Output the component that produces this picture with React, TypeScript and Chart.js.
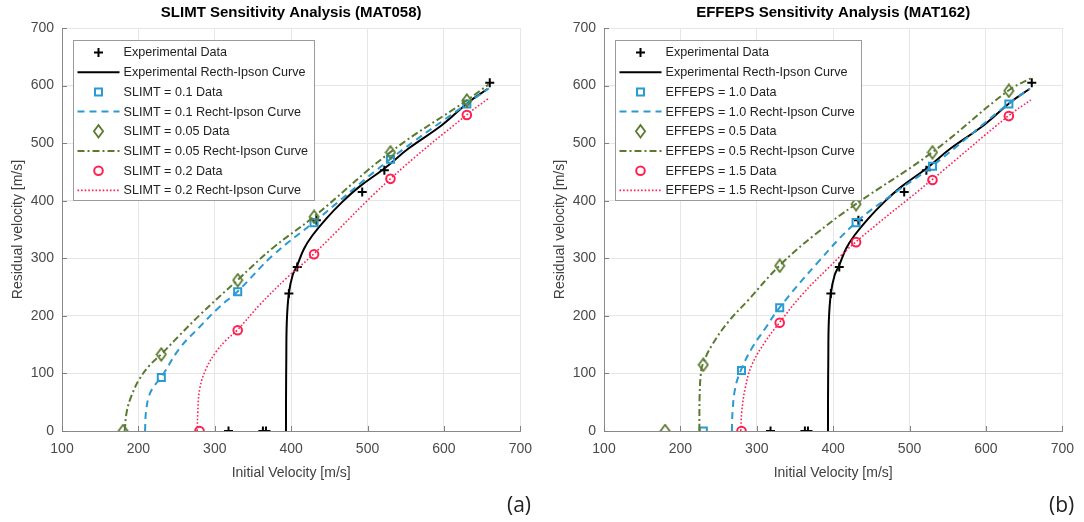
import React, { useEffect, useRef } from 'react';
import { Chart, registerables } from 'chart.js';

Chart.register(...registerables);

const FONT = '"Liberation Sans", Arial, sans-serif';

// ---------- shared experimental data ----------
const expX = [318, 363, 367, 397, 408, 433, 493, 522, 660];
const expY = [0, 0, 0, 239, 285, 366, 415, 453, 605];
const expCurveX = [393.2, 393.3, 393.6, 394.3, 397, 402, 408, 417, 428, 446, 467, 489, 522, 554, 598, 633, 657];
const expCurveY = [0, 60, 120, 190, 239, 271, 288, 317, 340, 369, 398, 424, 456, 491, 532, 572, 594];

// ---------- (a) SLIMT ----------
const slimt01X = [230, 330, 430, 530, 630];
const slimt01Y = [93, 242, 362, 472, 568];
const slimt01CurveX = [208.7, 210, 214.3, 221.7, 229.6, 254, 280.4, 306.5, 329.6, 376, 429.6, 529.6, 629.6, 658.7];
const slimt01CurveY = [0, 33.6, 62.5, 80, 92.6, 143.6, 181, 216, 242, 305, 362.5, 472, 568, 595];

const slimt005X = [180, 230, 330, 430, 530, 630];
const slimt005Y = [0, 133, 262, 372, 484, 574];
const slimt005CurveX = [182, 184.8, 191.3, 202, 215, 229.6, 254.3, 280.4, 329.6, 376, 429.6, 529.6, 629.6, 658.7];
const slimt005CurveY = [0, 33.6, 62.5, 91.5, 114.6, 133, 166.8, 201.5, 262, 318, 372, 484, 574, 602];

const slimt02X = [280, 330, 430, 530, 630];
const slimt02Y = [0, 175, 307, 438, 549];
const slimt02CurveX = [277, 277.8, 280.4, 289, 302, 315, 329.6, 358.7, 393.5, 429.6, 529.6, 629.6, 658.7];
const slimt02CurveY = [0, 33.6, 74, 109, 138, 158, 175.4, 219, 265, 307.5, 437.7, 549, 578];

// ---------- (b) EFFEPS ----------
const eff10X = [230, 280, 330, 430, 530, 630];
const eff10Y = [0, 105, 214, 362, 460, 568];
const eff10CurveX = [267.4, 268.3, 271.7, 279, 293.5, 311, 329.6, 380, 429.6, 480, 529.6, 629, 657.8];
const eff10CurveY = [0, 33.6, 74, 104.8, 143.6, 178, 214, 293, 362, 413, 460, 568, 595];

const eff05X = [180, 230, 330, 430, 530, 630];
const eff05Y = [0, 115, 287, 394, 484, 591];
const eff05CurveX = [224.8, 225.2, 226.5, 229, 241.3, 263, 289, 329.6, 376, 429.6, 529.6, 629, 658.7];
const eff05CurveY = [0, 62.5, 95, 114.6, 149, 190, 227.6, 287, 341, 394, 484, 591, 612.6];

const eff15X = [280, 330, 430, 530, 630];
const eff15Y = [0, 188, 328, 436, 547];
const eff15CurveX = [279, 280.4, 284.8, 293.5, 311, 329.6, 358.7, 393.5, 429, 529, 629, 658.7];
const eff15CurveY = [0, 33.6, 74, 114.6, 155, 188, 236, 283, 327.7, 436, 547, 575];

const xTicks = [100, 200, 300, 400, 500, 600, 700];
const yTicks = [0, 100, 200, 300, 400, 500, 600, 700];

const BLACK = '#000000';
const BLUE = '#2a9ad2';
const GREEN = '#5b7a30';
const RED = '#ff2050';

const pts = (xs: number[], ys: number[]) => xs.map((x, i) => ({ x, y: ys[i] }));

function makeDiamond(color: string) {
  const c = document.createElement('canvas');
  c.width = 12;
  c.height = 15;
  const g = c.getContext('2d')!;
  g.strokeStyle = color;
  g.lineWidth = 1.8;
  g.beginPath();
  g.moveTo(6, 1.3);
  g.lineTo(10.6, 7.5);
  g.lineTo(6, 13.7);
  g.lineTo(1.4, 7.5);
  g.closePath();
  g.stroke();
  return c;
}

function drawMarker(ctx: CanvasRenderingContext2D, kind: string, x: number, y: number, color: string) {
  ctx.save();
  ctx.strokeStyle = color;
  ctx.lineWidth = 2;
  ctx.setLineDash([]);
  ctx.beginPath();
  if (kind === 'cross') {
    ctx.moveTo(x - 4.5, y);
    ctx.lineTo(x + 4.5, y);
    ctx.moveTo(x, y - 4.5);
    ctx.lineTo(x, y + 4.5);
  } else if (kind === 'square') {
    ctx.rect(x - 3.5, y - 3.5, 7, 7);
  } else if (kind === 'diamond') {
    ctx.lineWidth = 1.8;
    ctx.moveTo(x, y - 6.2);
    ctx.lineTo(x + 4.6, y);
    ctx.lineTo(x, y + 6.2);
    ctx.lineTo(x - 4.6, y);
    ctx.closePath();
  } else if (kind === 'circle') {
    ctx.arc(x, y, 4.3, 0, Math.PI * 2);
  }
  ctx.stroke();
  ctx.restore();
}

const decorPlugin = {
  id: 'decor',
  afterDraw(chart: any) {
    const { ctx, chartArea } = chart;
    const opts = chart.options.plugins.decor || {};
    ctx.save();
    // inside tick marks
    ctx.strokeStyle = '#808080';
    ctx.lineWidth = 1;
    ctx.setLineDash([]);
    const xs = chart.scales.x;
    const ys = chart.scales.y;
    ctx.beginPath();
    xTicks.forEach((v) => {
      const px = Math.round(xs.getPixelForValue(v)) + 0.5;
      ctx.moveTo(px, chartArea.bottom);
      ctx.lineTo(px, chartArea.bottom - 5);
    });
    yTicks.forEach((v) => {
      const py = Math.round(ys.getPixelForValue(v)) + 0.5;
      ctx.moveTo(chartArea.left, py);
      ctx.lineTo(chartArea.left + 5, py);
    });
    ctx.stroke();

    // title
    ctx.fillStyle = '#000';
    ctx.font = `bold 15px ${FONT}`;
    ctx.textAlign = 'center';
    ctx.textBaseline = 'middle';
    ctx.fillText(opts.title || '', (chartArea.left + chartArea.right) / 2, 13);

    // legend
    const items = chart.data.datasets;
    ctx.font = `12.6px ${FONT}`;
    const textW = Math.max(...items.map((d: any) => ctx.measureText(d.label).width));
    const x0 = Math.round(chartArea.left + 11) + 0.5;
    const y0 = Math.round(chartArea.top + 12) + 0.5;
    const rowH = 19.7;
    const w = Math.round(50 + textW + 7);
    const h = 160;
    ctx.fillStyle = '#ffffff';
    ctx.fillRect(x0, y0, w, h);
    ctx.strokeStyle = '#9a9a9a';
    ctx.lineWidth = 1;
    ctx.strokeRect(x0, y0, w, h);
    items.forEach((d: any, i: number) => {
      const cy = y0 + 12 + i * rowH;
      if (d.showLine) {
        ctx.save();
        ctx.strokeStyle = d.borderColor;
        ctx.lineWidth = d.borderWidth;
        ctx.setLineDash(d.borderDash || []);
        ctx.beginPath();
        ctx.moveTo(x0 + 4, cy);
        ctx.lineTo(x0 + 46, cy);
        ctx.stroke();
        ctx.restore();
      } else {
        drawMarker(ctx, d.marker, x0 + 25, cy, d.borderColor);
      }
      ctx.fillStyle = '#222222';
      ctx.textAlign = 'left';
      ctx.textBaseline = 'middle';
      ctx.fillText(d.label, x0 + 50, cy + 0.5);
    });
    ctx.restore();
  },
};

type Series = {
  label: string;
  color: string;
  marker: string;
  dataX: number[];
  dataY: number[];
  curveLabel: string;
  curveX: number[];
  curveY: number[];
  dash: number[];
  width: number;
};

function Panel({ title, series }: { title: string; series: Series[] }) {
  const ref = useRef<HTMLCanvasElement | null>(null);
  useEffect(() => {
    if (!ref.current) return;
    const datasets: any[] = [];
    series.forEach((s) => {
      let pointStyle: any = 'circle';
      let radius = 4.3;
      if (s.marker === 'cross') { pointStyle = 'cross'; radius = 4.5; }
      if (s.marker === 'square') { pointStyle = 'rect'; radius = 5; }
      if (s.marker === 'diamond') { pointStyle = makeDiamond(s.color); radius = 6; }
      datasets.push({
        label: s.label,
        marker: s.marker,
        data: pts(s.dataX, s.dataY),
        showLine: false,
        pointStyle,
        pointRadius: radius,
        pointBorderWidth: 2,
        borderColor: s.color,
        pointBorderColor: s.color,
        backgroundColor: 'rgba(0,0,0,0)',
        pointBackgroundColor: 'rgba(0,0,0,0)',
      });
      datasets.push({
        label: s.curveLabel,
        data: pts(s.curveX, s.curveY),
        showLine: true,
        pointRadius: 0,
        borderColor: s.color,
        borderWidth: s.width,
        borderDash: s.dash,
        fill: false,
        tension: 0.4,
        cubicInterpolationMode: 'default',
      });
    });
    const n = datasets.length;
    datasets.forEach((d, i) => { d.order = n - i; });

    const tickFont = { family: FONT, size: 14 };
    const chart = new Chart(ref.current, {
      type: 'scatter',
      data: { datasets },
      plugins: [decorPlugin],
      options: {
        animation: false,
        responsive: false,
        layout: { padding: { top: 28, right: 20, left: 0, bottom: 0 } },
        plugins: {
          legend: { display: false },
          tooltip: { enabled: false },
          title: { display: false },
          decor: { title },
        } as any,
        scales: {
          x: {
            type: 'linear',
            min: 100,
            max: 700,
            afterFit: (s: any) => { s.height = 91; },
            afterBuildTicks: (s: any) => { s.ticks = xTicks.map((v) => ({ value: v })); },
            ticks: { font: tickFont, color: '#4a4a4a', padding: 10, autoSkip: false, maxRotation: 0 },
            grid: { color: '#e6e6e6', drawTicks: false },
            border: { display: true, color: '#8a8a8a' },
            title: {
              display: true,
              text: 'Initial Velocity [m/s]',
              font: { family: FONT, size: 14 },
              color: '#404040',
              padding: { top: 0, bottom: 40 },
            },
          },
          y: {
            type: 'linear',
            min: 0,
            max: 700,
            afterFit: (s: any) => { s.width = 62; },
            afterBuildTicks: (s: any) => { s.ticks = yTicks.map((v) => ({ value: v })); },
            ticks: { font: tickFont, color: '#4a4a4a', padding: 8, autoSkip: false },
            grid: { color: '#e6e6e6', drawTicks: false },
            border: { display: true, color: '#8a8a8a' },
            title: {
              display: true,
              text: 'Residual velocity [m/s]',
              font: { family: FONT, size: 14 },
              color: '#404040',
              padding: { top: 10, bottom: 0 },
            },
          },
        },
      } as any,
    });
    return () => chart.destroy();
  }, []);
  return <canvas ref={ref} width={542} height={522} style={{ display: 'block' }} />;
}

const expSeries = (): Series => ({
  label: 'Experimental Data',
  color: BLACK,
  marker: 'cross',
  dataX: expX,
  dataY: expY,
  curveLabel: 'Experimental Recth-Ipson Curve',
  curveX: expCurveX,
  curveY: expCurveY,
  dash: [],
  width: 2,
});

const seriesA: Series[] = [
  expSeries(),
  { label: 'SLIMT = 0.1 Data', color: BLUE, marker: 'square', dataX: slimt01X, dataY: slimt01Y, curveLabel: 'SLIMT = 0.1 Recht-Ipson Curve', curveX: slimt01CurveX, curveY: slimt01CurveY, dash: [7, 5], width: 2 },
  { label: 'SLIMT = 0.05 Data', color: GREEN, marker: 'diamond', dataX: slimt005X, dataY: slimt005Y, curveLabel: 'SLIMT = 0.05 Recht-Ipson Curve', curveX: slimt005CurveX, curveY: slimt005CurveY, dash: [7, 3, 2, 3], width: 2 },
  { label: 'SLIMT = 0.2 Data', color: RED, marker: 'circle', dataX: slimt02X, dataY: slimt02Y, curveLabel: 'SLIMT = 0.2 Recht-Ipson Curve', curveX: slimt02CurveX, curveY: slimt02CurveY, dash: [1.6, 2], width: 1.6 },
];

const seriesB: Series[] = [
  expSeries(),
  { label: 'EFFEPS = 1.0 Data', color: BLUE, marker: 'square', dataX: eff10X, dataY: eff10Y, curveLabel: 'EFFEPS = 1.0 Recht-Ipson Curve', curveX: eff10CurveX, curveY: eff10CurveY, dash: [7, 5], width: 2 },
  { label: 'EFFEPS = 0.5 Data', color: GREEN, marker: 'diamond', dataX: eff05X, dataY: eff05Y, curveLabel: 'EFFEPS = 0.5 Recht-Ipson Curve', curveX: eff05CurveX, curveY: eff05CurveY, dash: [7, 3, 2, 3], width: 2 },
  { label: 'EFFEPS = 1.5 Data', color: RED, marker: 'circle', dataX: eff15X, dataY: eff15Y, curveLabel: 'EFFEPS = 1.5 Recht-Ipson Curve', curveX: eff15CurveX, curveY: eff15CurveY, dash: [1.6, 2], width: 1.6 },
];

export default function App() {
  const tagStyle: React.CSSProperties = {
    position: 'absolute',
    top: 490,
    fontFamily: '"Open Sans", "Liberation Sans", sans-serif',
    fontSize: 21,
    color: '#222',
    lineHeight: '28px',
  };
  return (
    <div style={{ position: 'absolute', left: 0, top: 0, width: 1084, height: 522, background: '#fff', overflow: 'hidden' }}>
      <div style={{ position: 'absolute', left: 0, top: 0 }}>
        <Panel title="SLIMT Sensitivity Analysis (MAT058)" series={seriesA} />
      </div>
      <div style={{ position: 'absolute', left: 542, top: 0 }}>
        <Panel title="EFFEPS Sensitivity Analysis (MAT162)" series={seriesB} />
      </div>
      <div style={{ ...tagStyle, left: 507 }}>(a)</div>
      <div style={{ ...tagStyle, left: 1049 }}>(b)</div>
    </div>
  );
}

**Required task:**
Exactly reproduce the run of lines from the start of the listing through the line with "472, 568, 595];", inclusive; pictures are not copied.

**Exercise answer:**
Output the component that produces this picture with React, TypeScript and Chart.js.
import React, { useEffect, useRef } from 'react';
import { Chart, registerables } from 'chart.js';

Chart.register(...registerables);

const FONT = '"Liberation Sans", Arial, sans-serif';

// ---------- shared experimental data ----------
const expX = [318, 363, 367, 397, 408, 433, 493, 522, 660];
const expY = [0, 0, 0, 239, 285, 366, 415, 453, 605];
const expCurveX = [393.2, 393.3, 393.6, 394.3, 397, 402, 408, 417, 428, 446, 467, 489, 522, 554, 598, 633, 657];
const expCurveY = [0, 60, 120, 190, 239, 271, 288, 317, 340, 369, 398, 424, 456, 491, 532, 572, 594];

// ---------- (a) SLIMT ----------
const slimt01X = [230, 330, 430, 530, 630];
const slimt01Y = [93, 242, 362, 472, 568];
const slimt01CurveX = [208.7, 210, 214.3, 221.7, 229.6, 254, 280.4, 306.5, 329.6, 376, 429.6, 529.6, 629.6, 658.7];
const slimt01CurveY = [0, 33.6, 62.5, 80, 92.6, 143.6, 181, 216, 242, 305, 362.5, 472, 568, 595];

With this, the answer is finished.